More than 6 million students nationwide missed at least 15 days of school in the 2013-14 school year, according to data collection by the U.S. Department of Education released last week. Missed school days are a predictor of high school dropout, which has been linked to poor outcomes later in life, including poverty, poor health and involvement with the criminal justice system. This is the first-ever comprehensive data collected on absenteeism and it’s a telling look into an issue many school administrators are grappling with.


While the focus on education has mainly centered on increasing test scores and improving school performance, absenteeism remains a huge challenge. It is hard for teachers to teach a student who is frequently gone. Plus, there is the challenge of designing a catch-all intervention for a group of chronically absent students when each student may have a different barrier to their attendance.


While there have traditionally been ways that schools have dealt with absences, including fines and legal consequences for juveniles and parents, the obstacles hindering students’ attendance is the root of the problem that needs to be addressed. And at first glance, those obstacles often have nothing to do with education. Transportation, lack of support at home, homelessness, chronic health issues, responsibility to financially provide for their family and many other reasons are what keeps kids from attending school regularly. Therefore, we need new and creative ways to remove those barriers for students.


The White House and the U.S. Department of Education have been promoting cross-sector systems of support for students, particularly a mentorship program called My Brother’s Keeper that is designed to reach the most vulnerable students. A parent engagement campaign was also launched last February to improve school attendance. In the MBK program, school-linked personnel serve as trained advocates to 3-5 students. They aim to form supportive relationships, identify and celebrate student’s strengths, promote their attendance every day, and connect them with the necessary supports to keep them on track and thriving.

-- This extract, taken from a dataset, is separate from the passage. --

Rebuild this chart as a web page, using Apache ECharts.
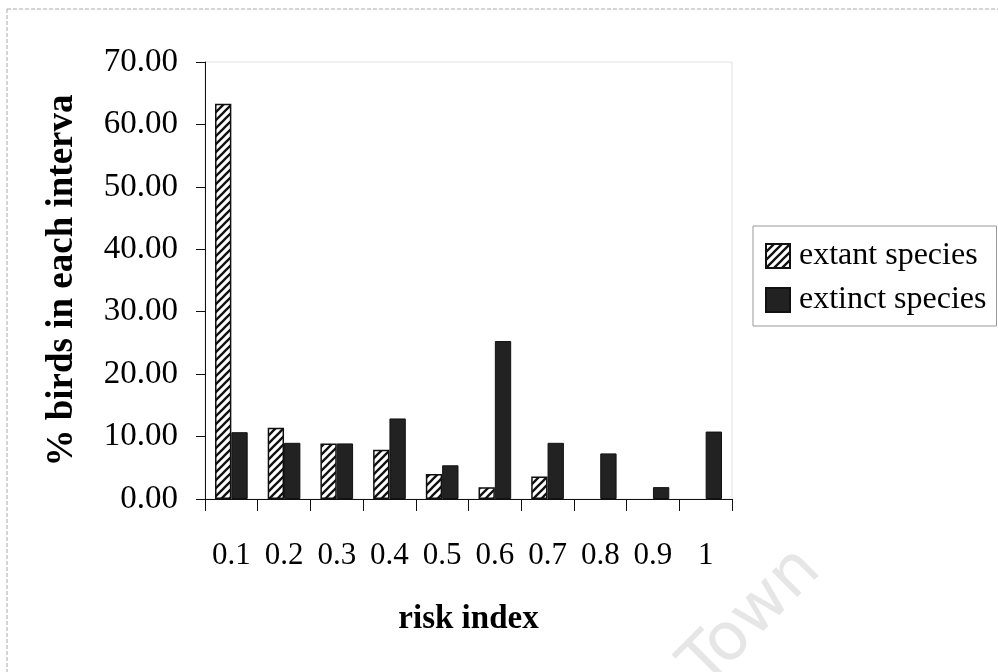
<!DOCTYPE html>
<html>
<head>
<meta charset="utf-8">
<script src="https://cdn.jsdelivr.net/npm/echarts@6/dist/echarts.min.js"></script>
<style>
  html, body { margin: 0; padding: 0; background: #fff; }
  #chart { width: 998px; height: 672px; }
</style>
</head>
<body>
<div id="chart"></div>
<script>
// risk index intervals
var categories = ['0.1', '0.2', '0.3', '0.4', '0.5', '0.6', '0.7', '0.8', '0.9', '1'];
// % birds in each interval
var extant = [63.3, 11.4, 8.9, 7.9, 4.0, 1.9, 3.6, 0, 0, 0];
var extinct = [10.7, 9.0, 8.9, 12.9, 5.4, 25.3, 9.0, 7.3, 1.9, 10.8];
var yTicks = [0, 10, 20, 30, 40, 50, 60, 70];

var serif = '"Liberation Serif", "Times New Roman", serif';

// hatch pattern for the extant bars (white with "/" stripes)
function makeHatch() {
  var c = document.createElement('canvas');
  c.width = 8; c.height = 8;
  var g = c.getContext('2d');
  g.fillStyle = '#fff';
  g.fillRect(0, 0, 8, 8);
  g.strokeStyle = '#111';
  g.lineWidth = 2.3;
  g.beginPath();
  g.moveTo(-2, 10); g.lineTo(10, -2);
  g.moveTo(-6, 6); g.lineTo(6, -6);
  g.moveTo(2, 14); g.lineTo(14, 2);
  g.stroke();
  return c;
}
var hatch = { image: makeHatch(), repeat: 'repeat' };

// zero-height bars leave no mark in the original
function toData(arr) {
  return arr.map(function (v) {
    return v === 0 ? { value: 0, itemStyle: { borderWidth: 0 } } : v;
  });
}

var myChart = echarts.init(document.getElementById('chart'));
myChart.setOption({
  backgroundColor: '#fff',
  animation: false,
  grid: {
    left: 205, right: 266, top: 62, bottom: 173,
    show: true, borderColor: '#e2e2e2', borderWidth: 1
  },
  legend: {
    orient: 'vertical',
    left: 753, top: 226,
    icon: 'rect',
    itemWidth: 24, itemHeight: 24, itemGap: 12,
    padding: [14, 10, 10, 12],
    borderColor: '#999', borderWidth: 1,
    textStyle: { fontFamily: serif, fontSize: 32, color: '#000', padding: [0, 0, 0, 4] },
    data: ['extant species', 'extinct species']
  },
  xAxis: {
    type: 'category',
    data: categories,
    name: 'risk index',
    nameLocation: 'middle',
    nameGap: 104,
    nameTextStyle: { fontFamily: serif, fontSize: 33, fontWeight: 'bold', color: '#000' },
    axisLine: { lineStyle: { color: '#111', width: 1 } },
    axisTick: { show: true, length: 12, lineStyle: { color: '#111' } },
    axisLabel: { fontFamily: serif, fontSize: 31, color: '#000', margin: 41 }
  },
  yAxis: {
    type: 'value',
    min: 0, max: 70, interval: 10,
    name: '% birds in each interva',
    nameLocation: 'middle',
    nameGap: 124,
    nameTextStyle: { fontFamily: serif, fontSize: 37, fontWeight: 'bold', color: '#000' },
    axisLine: { show: true, lineStyle: { color: '#111', width: 1 } },
    axisTick: { show: true, length: 9, lineStyle: { color: '#111' } },
    splitLine: { show: false },
    axisLabel: {
      fontFamily: serif, fontSize: 33, color: '#000', margin: 27,
      formatter: function (v) { return yTicks.indexOf(v) >= 0 ? v.toFixed(2) : ''; }
    }
  },
  series: [
    {
      name: 'extant species',
      type: 'bar',
      data: toData(extant),
      barGap: '0%',
      barCategoryGap: '38%',
      itemStyle: { color: hatch, borderColor: '#111', borderWidth: 1.5 }
    },
    {
      name: 'extinct species',
      type: 'bar',
      data: toData(extinct),
      itemStyle: { color: '#222', borderColor: '#111', borderWidth: 1 }
    }
  ],
  graphic: [
    {
      type: 'rect',
      shape: { x: 7, y: 9, width: 1000, height: 700 },
      style: { fill: 'none', stroke: '#aaa', lineWidth: 1, lineDash: [4, 2] },
      silent: true
    },
    {
      type: 'text',
      x: 752, y: 618,
      rotation: Math.PI / 4,
      style: {
        text: 'Town', fill: '#e6e6e6',
        font: '66px "DejaVu Sans", sans-serif',
        align: 'center', verticalAlign: 'middle'
      },
      silent: true,
      z: -1
    }
  ]
});
</script>
</body>
</html>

In addition to MBK, there are other programs that traditionally fall outside education that have shown to also have an impact on school attendance. Initiatives that address chronic health problems are one such example. An asthma home remediation program that removes irritants from children’s homes helps to improve or prevent their asthma symptoms and as a result, students’ number of missed school days decreases. The Center for Health Advancement’s Win-Win Project modeled the impact of an asthma home remediation program in Philadelphia and found that if implemented, there would be approximately 324,000 fewer days of missed school for low-income students with asthma every year. Transportation interventions have also been shown to have a positive impact on attendance. A study in Minnesota found that when students that lived more than 2 miles from school or were eligible for free or reduced lunch were provided with free public transportation passes, their absenteeism was reduced by 23%. Other interventions have been shown to improve high school graduation, such as a functional family therapy program for juvenile offenders. The Win-Win Project found that if implemented in Houston, the program would result in 42 additional high school graduates.


School administrators can’t fix chronic absenteeism alone. We need to address the non-academic needs of students before we can expect them to excel – or even show up – to classes. Cross-sector collaboration between education, public health, juvenile justice and other sectors is required to address and mitigate the challenges our children face.